My river cruise has turned into a cycling tour. Each day during this journey up the Danube on Uniworld’s River Empress, I have had the opportunity to straddle a saddle and pedal along the river — or out into the picturesque countryside — with the River Empress serving as my comfortable floating hotel.
I can’t say that I expected to be cycling so much on what could be considered a “relaxed” river cruise. In fact, river cruises are often perceived as being “too relaxed”for some, particularly younger people and those who want to be active. But lately river cruise companies have been going to great strides to cater to those who want an active vacation. River Empress, for example, carries six sturdy Dutch bicycles, which are available for guests to use free of charge.
“I knew I would be one of the younger passengers on board,”says 45-year-old Laura, traveling with her mother and a friend from Greensboro, North Carolina. But she adds that she’s been pleasantly surprised by the options to be active ashore. “You may have to look for it,”she says, “but the options are there.”
I didn’t have to look far. In Bratislava, I joined the hotel manager (pictured) and the executive chef for a three-hour ride on flat, paved, dedicated bike trails. One of the great things about cycling in Europe is that traffic and bicycles often use separate roads.
The next day, our ship docked in Vienna. The Danube flows on the outskirts of Austria’s capital city, and it’s a bit ambitious to think of walking “to town.”I’m sure it would have taken an hour to reach the heart of the city on foot. And while Uniworld includes a complimentary city tour in Vienna, I had done the bus tour before, and so I hopped on a bike instead. I’m glad I did. I had an exhilarating ride.

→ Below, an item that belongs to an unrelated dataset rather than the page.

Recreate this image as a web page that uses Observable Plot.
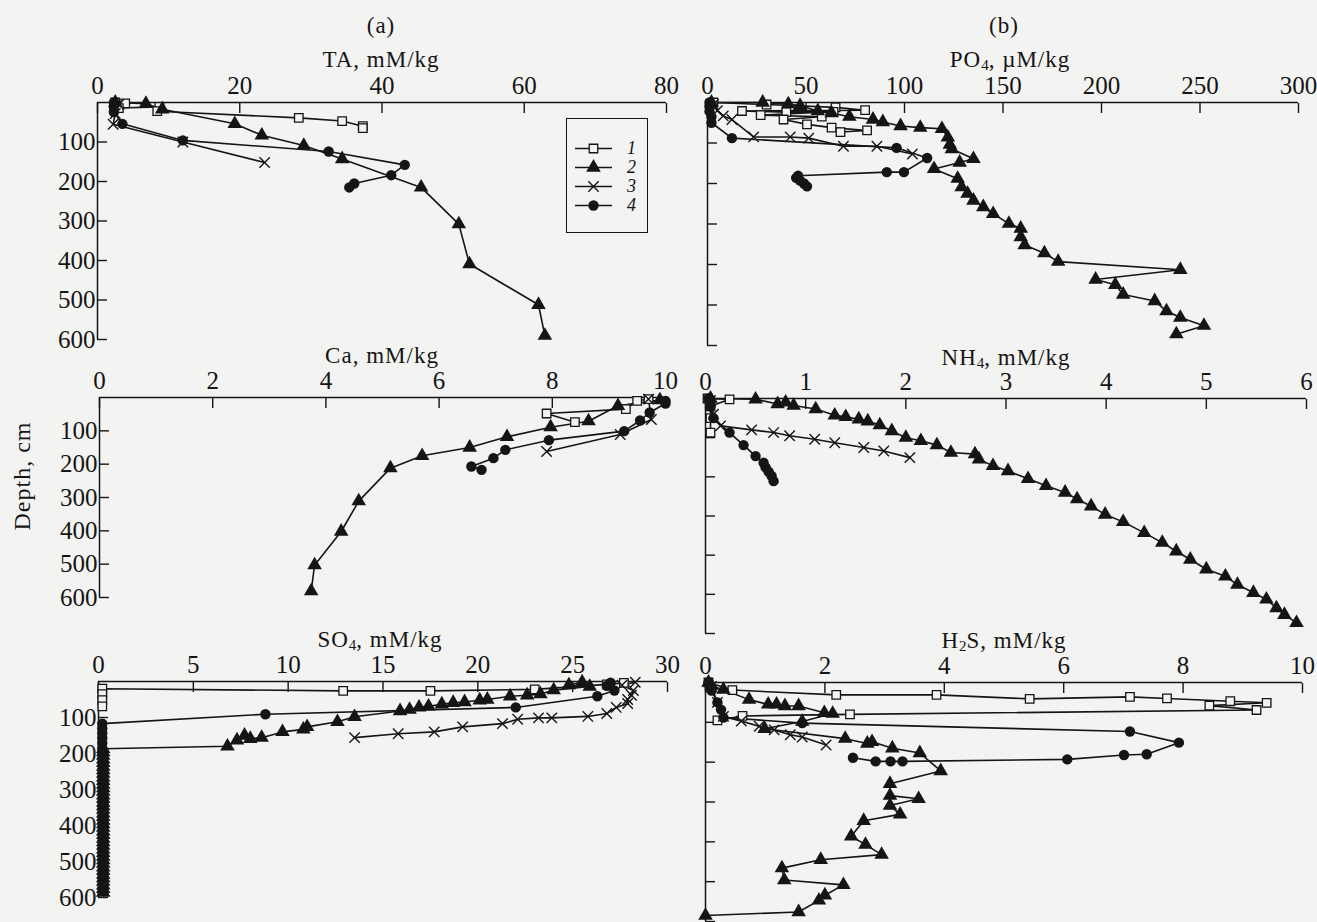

Shortly after pedaling away from the River Empress, I asked a fellow cyclist (a Viennese bike commuter) if he could steer me in the general direction of the city center. “Follow me,”he instructed. And follow I did. We weaved in and out of traffic, hopped sidewalks and dodged pedestrians. “Hope you don’t mind running red lights,”he shouted over his shoulder. I was in no position to argue.
Passing Stadt Park, he pointed to the statue of Johann Strauss (pictured left), which I later came back to see. We continued along Ringstrasse, Vienna’s best-known street, and from it, my escort pointed me to the Sacher Hotel, where we parted ways with a wave. I peeked in the hotel, walked along the pedestrian street, then headed back to the ship — exhilarated and euphoric.
The next morning, shortly after we docked in Durnstein, my stateroom phone rang. “Did I wake you?”the voice on the other end said. “No,”I replied. It was Rudy, the hotel manager who I had cycled with two days before. “Five of us are cycling through the Wachau Valley,”he said, “and we have one more bike available. Want to join?”Of course I did. “We’re leaving in five minutes,”he added. I hustled to gather my things and headed out to join the others.
It was, suffice to say, one of those mornings when everything seemed right with the world. The sunlight was so golden that it appeared to have texture, like a golden cheese. I could have cut a slice and put it in my pocket. The six of us cycled past vineyards where workers waved to us. We pedaled through small villages, where the locals greeted us with a pleasant, “Morgen.”The world was a happy place, especially from the seat of a bike.
We pedaled for nearly two hours, returning to the fairy-tale-like Durnstein, where we had a glass of wine — a perfect ending to pedaling through Austria’s wine country. Who would have imagined that we were on a cruise?